** Start Supplied material **

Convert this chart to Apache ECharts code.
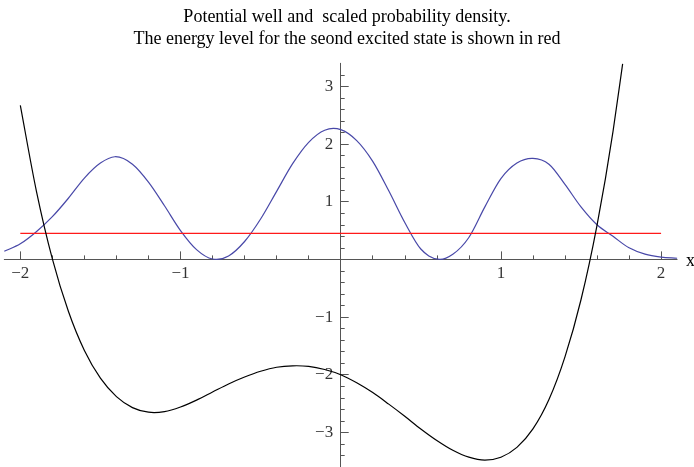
<!DOCTYPE html>
<html>
<head>
<meta charset="utf-8">
<script src="https://cdn.jsdelivr.net/npm/echarts@6/dist/echarts.min.js"></script>
<style>
  html, body { margin: 0; padding: 0; background: #fff; }
  #chart { width: 694px; height: 467px; }
</style>
</head>
<body>
<div id="chart"></div>
<script>
// Quartic potential well V(x)
const potX = [-2.0, -1.9, -1.8, -1.7, -1.6, -1.5, -1.4, -1.3, -1.2, -1.1, -1.0, -0.9, -0.8, -0.7, -0.6, -0.5, -0.4, -0.3, -0.2, -0.1,
              0.0, 0.1, 0.2, 0.3, 0.4, 0.5, 0.6, 0.7, 0.8, 0.9, 1.0, 1.1, 1.2, 1.3, 1.4, 1.5, 1.6, 1.7, 1.76];
const potY = [2.67, 1.19, 0.01, -0.90, -1.58, -2.06, -2.38, -2.57, -2.65, -2.64, -2.56, -2.44, -2.30, -2.16, -2.04, -1.94, -1.87, -1.845, -1.855, -1.91,
              -2.00, -2.14, -2.31, -2.51, -2.72, -2.94, -3.14, -3.31, -3.43, -3.48, -3.43, -3.26, -2.94, -2.43, -1.69, -0.70, 0.59, 2.22, 3.39];

// Scaled probability density of the second excited state
const densX = [-2.1, -2.0, -1.9, -1.8, -1.7, -1.6, -1.5, -1.41, -1.3, -1.2, -1.1, -1.0, -0.9, -0.8, -0.774, -0.7, -0.6, -0.5, -0.4, -0.3, -0.2, -0.1, -0.046,
               0.0, 0.1, 0.2, 0.3, 0.4, 0.5, 0.55, 0.62, 0.7, 0.8, 0.9, 1.0, 1.1, 1.2, 1.3, 1.4, 1.5, 1.6, 1.7, 1.8, 1.9, 2.0, 2.1];
const densY = [0.14, 0.27, 0.48, 0.74, 1.06, 1.41, 1.67, 1.78, 1.65, 1.34, 0.93, 0.50, 0.17, 0.007, 0.0, 0.06, 0.31, 0.70, 1.18, 1.66, 2.03, 2.24, 2.27,
               2.25, 2.06, 1.70, 1.19, 0.64, 0.18, 0.06, 0.0, 0.09, 0.38, 0.91, 1.40, 1.67, 1.75, 1.65, 1.30, 0.91, 0.60, 0.40, 0.20, 0.09, 0.04, 0.02];

// Energy level of the second excited state
const energy = 0.45;
const energyX = [-2, 2];

// Axis ticks
const xMajor = [-2, -1, 1, 2];
const xMinor = [-1.8, -1.6, -1.4, -1.2, -0.8, -0.6, -0.4, -0.2, 0.2, 0.4, 0.6, 0.8, 1.2, 1.4, 1.6, 1.8];
const yMajor = [-3, -2, -1, 1, 2, 3];
const yMinor = [-3.4, -3.2, -2.8, -2.6, -2.4, -2.2, -1.8, -1.6, -1.4, -1.2, -0.8, -0.6, -0.4, -0.2,
                0.2, 0.4, 0.6, 0.8, 1.2, 1.4, 1.6, 1.8, 2.2, 2.4, 2.6, 2.8, 3.2];

const titleLines = ['Potential well and  scaled probability density.',
                    'The energy level for the seond excited state is shown in red'];

const SERIF = "'Liberation Serif', 'Times New Roman', serif";
const AXIS_COLOR = '#555555';
const RED = '#ff1a1a';
const BLUE = '#4848a8';
const TICK_FONT = 17;
const minusFmt = v => String(v).replace('-', '\u2212');

const chart = echarts.init(document.getElementById('chart'), null, { renderer: 'canvas' });

function xAxisDef(ticks, len, line) {
  return {
    type: 'value', min: -2.1, max: 2.1, position: 'bottom',
    axisLine: { show: line, onZero: true, onZeroAxisIndex: 0, lineStyle: { color: AXIS_COLOR, width: 1 } },
    axisTick: { show: true, inside: true, length: len, customValues: ticks, lineStyle: { color: AXIS_COLOR, width: 1 } },
    axisLabel: { show: false },
    splitLine: { show: false }
  };
}
function yAxisDef(ticks, len, line) {
  return {
    type: 'value', min: -3.6, max: 3.4, position: 'left',
    axisLine: { show: line, onZero: true, onZeroAxisIndex: 0, lineStyle: { color: AXIS_COLOR, width: 1 } },
    axisTick: { show: true, inside: true, length: len, customValues: ticks, lineStyle: { color: AXIS_COLOR, width: 1 } },
    axisLabel: { show: false },
    splitLine: { show: false }
  };
}

// Smooth curve y(x): cubic Hermite segments between the sampled points,
// positioned through the grid's coordinate system.
function curveSeries(xs, ys, color, width, z) {
  return {
    type: 'custom', xAxisIndex: 0, yAxisIndex: 0, z: z, silent: true,
    data: [[xs[0], ys[0]]],
    renderItem: function (params, api) {
      const p = xs.map((x, i) => api.coord([x, ys[i]]));
      const n = p.length;
      const sec = [];
      for (let i = 0; i < n - 1; i++) sec.push((p[i + 1][1] - p[i][1]) / (p[i + 1][0] - p[i][0]));
      const m = [];
      for (let i = 0; i < n; i++) {
        if (i === 0) m.push(sec[0]);
        else if (i === n - 1) m.push(sec[n - 2]);
        else {
          const h0 = p[i][0] - p[i - 1][0], h1 = p[i + 1][0] - p[i][0];
          m.push((sec[i - 1] * h1 + sec[i] * h0) / (h0 + h1));
        }
      }
      let d = 'M' + p[0][0] + ' ' + p[0][1];
      for (let i = 0; i < n - 1; i++) {
        const h = (p[i + 1][0] - p[i][0]) / 3;
        d += ' C' + (p[i][0] + h) + ' ' + (p[i][1] + m[i] * h) + ' ' +
             (p[i + 1][0] - h) + ' ' + (p[i + 1][1] - m[i + 1] * h) + ' ' +
             p[i + 1][0] + ' ' + p[i + 1][1];
      }
      return {
        type: 'path',
        shape: { pathData: d },
        style: { fill: null, stroke: color, lineWidth: width }
      };
    }
  };
}

// Tick labels sit next to the axes that cross at the origin
function tickLabels(points, position, distance) {
  return {
    type: 'scatter', xAxisIndex: 0, yAxisIndex: 0, silent: true, clip: false, z: 1,
    symbolSize: 1, itemStyle: { color: 'rgba(0,0,0,0)' },
    data: points,
    label: {
      show: true, position: position, distance: distance,
      fontFamily: SERIF, fontSize: TICK_FONT, color: '#000',
      formatter: p => minusFmt(position === 'bottom' ? p.value[0] : p.value[1])
    }
  };
}

chart.setOption({
  animation: false,
  backgroundColor: '#fff',
  title: {
    text: titleLines.join('\n'),
    left: 'center', top: 1,
    textStyle: { fontFamily: SERIF, fontSize: 18, fontWeight: 'normal', color: '#000', lineHeight: 22 }
  },
  grid: { left: 4.3, right: 16.9, top: 63.3, bottom: 0, containLabel: false, outerBoundsMode: 'none' },
  xAxis: [xAxisDef(xMajor, 8, true), xAxisDef(xMinor, 4, false)],
  yAxis: [yAxisDef(yMajor, 8, true), yAxisDef(yMinor, 4, false)],
  graphic: [{
    type: 'text', left: 686, top: 252,
    style: { text: 'x', fontFamily: SERIF, fontSize: 18, fill: '#000' }
  }],
  series: [
    curveSeries(densX, densY, BLUE, 1.2, 3),
    {
      name: 'energy', type: 'line', xAxisIndex: 0, yAxisIndex: 0, z: 4,
      data: energyX.map(x => [x, energy]), showSymbol: false,
      color: RED, itemStyle: { color: RED },
      lineStyle: { color: RED, width: 1.3 }
    },
    curveSeries(potX, potY, '#000', 1.2, 5),
    tickLabels(xMajor.map(v => [v, 0]), 'bottom', 5),
    tickLabels(yMajor.map(v => [0, v]), 'left', 7)
  ]
});
</script>
</body>
</html>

** End Supplied material **

• _Problem statement_
Go from the first line of the listing to the line holding "0.59, 2.22, 3.39];" and, please, transcribe those lines exactly, both included, with no pictures.

• _Result of the task_
Convert this chart to Apache ECharts code.
<!DOCTYPE html>
<html>
<head>
<meta charset="utf-8">
<script src="https://cdn.jsdelivr.net/npm/echarts@6/dist/echarts.min.js"></script>
<style>
  html, body { margin: 0; padding: 0; background: #fff; }
  #chart { width: 694px; height: 467px; }
</style>
</head>
<body>
<div id="chart"></div>
<script>
// Quartic potential well V(x)
const potX = [-2.0, -1.9, -1.8, -1.7, -1.6, -1.5, -1.4, -1.3, -1.2, -1.1, -1.0, -0.9, -0.8, -0.7, -0.6, -0.5, -0.4, -0.3, -0.2, -0.1,
              0.0, 0.1, 0.2, 0.3, 0.4, 0.5, 0.6, 0.7, 0.8, 0.9, 1.0, 1.1, 1.2, 1.3, 1.4, 1.5, 1.6, 1.7, 1.76];
const potY = [2.67, 1.19, 0.01, -0.90, -1.58, -2.06, -2.38, -2.57, -2.65, -2.64, -2.56, -2.44, -2.30, -2.16, -2.04, -1.94, -1.87, -1.845, -1.855, -1.91,
              -2.00, -2.14, -2.31, -2.51, -2.72, -2.94, -3.14, -3.31, -3.43, -3.48, -3.43, -3.26, -2.94, -2.43, -1.69, -0.70, 0.59, 2.22, 3.39];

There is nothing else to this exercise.